Standing Stones, Commons, Co. Leitrim
Co. Leitrim |
Stone Monuments
Between the first Ordnance Survey of 1835 and the present day, one of two standing stones in a hollow in County Leitrim quietly fell over.
The other is still upright, a narrow conglomerate slab rising 1.7 metres from the rough pasture, oriented north to south. Nine metres to its south, the second stone lies prone, measuring two metres in length. It was still standing when the revised six-inch Ordnance Survey map was produced in 1944, which means the fall happened sometime in the past eighty or so years, unrecorded and unwitnessed, in a patch of ground that few would have been watching closely.

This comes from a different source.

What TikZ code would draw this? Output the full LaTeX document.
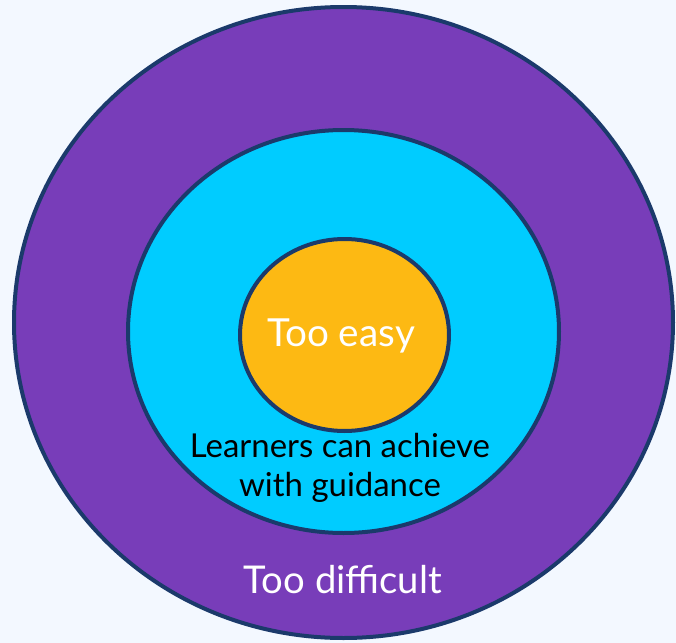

The site sits in a hollow edged by rock outcrop, at the eastern margin of a marshy basin, the kind of landscape that tends to preserve old things simply by being inconvenient to develop or plough. Both stones appear on the 1835 OS map, already labelled as standing stones, which tells us they were recognised as antiquities from the moment the surveyors arrived, even if their original purpose and age remain unspecified. Conglomerate, the rock type of the upright stone, is a sedimentary material made of cemented fragments of older rock, sometimes chosen by prehistoric monument builders for its availability rather than any particular symbolic quality, though we cannot know that here. What is recorded, in Michael J. Moore's Archaeological Inventory of County Leitrim published in 2003, is the physical fact of the pair: their dimensions, their orientation, and the gap between them.